**INPUT RECORDS**.
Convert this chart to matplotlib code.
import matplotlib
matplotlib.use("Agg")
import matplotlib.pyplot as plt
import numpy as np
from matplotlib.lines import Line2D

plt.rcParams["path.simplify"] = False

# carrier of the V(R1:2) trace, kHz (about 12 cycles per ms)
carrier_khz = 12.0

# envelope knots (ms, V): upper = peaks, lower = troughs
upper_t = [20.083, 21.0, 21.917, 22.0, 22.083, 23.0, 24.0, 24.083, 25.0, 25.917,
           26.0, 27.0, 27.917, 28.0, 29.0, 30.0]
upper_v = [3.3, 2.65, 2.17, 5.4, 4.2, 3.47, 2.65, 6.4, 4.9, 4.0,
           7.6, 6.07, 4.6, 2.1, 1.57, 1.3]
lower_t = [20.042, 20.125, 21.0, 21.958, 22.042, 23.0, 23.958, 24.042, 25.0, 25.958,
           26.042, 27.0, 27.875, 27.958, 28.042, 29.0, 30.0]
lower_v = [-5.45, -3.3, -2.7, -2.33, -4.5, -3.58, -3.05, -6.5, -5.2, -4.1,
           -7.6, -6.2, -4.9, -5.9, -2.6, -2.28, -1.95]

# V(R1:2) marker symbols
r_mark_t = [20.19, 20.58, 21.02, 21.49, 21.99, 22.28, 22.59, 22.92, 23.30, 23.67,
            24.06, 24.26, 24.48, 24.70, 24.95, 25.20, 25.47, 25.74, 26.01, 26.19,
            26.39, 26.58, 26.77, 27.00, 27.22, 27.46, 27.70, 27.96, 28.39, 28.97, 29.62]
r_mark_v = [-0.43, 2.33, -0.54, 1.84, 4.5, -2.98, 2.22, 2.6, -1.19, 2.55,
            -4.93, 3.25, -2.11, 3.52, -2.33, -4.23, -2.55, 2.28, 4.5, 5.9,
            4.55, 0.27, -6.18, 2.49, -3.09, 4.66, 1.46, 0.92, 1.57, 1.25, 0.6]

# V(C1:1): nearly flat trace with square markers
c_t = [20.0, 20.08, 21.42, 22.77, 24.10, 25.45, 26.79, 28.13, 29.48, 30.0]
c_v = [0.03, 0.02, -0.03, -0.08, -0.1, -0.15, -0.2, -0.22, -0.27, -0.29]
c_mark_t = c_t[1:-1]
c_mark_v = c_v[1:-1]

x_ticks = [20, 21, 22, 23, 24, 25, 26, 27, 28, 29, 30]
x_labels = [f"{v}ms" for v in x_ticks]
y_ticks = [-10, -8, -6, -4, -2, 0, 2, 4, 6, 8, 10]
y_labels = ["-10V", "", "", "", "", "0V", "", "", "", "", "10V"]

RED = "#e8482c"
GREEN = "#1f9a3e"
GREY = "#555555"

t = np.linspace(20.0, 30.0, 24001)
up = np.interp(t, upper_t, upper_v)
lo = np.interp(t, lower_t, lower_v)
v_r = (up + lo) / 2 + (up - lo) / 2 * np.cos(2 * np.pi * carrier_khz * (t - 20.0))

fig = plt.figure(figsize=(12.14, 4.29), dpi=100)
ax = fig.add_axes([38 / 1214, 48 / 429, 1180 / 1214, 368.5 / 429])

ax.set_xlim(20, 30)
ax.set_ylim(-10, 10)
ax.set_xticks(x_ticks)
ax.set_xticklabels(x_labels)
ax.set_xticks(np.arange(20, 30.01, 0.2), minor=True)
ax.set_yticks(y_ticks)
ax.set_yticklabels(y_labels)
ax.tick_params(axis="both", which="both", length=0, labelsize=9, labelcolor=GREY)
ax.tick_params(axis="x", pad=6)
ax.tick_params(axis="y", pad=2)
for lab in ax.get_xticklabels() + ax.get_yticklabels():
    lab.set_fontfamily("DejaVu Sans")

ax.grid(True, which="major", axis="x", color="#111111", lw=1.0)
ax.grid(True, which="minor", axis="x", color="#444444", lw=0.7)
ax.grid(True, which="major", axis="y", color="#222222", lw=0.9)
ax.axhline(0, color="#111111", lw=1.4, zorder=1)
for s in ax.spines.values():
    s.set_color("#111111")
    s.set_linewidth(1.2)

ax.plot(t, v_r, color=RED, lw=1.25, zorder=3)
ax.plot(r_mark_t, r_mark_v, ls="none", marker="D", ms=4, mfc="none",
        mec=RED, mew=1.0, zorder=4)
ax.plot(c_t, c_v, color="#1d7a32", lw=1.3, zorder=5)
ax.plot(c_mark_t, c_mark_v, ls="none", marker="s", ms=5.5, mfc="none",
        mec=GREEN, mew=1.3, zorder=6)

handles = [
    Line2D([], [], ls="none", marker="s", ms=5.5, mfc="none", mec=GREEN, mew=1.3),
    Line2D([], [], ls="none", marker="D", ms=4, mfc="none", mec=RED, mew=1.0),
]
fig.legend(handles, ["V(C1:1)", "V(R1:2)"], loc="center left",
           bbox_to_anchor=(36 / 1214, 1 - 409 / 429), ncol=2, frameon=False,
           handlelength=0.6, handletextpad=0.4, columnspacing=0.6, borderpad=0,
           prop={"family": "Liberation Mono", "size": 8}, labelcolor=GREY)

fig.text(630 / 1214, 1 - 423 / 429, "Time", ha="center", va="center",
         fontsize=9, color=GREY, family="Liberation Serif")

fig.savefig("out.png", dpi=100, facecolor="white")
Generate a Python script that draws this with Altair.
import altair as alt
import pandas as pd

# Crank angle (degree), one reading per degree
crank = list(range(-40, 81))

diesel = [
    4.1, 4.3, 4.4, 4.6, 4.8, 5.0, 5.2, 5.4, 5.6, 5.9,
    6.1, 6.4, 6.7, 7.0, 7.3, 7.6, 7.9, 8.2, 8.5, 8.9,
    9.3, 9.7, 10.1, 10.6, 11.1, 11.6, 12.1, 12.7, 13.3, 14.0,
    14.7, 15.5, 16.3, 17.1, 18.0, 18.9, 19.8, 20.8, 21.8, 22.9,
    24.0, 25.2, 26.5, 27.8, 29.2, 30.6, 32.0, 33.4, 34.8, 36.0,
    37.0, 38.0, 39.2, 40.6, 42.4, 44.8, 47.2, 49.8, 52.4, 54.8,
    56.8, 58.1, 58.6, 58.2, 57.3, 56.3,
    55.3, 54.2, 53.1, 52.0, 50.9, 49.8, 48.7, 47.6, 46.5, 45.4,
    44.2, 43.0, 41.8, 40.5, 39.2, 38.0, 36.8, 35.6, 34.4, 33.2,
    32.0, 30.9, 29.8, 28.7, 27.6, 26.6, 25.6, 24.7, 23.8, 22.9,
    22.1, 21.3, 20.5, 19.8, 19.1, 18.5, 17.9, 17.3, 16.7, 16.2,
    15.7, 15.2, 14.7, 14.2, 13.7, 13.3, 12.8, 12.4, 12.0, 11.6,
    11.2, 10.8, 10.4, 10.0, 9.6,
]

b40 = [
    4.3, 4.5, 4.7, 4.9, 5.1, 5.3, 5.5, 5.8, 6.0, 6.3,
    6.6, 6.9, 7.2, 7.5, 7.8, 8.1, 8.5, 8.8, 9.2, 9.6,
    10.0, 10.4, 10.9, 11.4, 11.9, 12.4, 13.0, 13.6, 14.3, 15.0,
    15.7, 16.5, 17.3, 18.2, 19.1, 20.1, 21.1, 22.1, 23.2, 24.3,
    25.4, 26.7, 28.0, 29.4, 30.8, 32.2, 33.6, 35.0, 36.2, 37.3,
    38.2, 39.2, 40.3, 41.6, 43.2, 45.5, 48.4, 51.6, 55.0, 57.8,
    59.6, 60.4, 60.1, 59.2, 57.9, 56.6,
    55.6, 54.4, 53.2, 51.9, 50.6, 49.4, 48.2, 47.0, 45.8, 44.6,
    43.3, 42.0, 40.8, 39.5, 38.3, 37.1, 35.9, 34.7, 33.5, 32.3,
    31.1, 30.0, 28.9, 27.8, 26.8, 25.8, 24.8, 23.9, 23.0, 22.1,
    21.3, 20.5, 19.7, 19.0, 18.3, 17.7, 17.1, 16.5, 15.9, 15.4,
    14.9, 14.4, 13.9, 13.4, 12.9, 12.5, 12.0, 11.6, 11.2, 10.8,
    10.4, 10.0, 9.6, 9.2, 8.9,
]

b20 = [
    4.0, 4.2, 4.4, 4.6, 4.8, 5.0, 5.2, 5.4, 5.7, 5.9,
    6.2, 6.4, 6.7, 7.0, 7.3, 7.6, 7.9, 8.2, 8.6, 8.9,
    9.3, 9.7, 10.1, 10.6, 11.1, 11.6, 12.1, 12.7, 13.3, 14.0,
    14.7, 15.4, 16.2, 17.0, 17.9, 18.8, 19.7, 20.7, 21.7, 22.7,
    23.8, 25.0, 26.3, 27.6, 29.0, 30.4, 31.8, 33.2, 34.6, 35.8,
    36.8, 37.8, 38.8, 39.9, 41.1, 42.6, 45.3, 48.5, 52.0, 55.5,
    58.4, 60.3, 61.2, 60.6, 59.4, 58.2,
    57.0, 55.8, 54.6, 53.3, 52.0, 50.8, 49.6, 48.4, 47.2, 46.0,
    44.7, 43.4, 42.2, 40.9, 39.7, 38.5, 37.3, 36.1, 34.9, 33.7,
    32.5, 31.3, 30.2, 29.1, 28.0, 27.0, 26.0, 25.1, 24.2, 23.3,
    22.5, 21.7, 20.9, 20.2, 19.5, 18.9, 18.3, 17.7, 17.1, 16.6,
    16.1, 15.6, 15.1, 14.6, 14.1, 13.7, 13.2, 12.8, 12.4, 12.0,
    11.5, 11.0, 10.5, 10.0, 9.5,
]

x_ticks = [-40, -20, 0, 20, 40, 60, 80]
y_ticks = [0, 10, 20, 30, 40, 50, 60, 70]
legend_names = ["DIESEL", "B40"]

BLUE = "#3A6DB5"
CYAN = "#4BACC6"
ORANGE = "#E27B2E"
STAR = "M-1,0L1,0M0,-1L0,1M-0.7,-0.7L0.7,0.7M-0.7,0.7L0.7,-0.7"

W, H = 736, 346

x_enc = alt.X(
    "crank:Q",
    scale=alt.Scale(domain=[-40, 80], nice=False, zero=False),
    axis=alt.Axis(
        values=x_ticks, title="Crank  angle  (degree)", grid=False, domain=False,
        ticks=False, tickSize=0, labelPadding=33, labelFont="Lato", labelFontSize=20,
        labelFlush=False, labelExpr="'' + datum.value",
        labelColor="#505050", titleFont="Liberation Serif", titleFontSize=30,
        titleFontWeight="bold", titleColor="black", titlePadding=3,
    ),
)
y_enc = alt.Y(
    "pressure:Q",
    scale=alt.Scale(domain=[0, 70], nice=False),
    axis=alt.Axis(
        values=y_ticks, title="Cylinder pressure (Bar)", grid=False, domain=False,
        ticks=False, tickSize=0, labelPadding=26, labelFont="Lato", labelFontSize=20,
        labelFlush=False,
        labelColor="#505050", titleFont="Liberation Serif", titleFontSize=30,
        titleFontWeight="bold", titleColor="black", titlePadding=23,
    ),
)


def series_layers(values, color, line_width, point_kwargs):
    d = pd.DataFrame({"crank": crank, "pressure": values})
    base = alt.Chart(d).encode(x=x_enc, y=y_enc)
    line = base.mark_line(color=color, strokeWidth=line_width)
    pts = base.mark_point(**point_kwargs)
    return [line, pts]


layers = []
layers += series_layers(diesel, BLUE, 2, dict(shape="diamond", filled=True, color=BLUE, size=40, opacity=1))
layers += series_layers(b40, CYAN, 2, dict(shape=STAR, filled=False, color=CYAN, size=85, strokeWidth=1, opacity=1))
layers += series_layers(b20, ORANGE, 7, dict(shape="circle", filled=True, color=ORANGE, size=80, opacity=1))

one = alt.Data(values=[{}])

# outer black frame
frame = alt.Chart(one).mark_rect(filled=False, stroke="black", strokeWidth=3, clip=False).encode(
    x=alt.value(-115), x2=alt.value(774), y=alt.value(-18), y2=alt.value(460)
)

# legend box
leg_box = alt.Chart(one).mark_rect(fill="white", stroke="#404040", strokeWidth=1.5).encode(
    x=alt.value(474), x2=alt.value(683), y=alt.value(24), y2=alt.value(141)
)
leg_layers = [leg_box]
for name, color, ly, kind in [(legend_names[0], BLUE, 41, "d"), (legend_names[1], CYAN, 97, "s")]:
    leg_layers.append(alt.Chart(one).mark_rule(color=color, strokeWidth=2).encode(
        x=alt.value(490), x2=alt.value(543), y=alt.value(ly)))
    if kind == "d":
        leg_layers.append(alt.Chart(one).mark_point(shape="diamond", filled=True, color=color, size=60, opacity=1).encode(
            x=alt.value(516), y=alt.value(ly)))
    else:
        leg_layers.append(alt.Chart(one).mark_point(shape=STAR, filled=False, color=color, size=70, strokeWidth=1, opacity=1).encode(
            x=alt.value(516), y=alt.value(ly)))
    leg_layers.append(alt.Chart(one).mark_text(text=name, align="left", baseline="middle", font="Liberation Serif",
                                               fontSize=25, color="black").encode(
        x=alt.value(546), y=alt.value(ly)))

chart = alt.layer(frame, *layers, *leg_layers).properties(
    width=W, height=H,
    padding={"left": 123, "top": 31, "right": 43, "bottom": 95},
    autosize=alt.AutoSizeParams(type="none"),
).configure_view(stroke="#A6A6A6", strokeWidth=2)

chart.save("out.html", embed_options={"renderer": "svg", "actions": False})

**TO BE DONE**. Exactly as written, please reproduce the lines from the first line of the data to the line containing "-7.6, -6.2, -4.9, -5.9, -2.6, -2.28, -1.95]", inclusive, and nothing else.

**FULL SOLUTION**.
Convert this chart to matplotlib code.
import matplotlib
matplotlib.use("Agg")
import matplotlib.pyplot as plt
import numpy as np
from matplotlib.lines import Line2D

plt.rcParams["path.simplify"] = False

# carrier of the V(R1:2) trace, kHz (about 12 cycles per ms)
carrier_khz = 12.0

# envelope knots (ms, V): upper = peaks, lower = troughs
upper_t = [20.083, 21.0, 21.917, 22.0, 22.083, 23.0, 24.0, 24.083, 25.0, 25.917,
           26.0, 27.0, 27.917, 28.0, 29.0, 30.0]
upper_v = [3.3, 2.65, 2.17, 5.4, 4.2, 3.47, 2.65, 6.4, 4.9, 4.0,
           7.6, 6.07, 4.6, 2.1, 1.57, 1.3]
lower_t = [20.042, 20.125, 21.0, 21.958, 22.042, 23.0, 23.958, 24.042, 25.0, 25.958,
           26.042, 27.0, 27.875, 27.958, 28.042, 29.0, 30.0]
lower_v = [-5.45, -3.3, -2.7, -2.33, -4.5, -3.58, -3.05, -6.5, -5.2, -4.1,
           -7.6, -6.2, -4.9, -5.9, -2.6, -2.28, -1.95]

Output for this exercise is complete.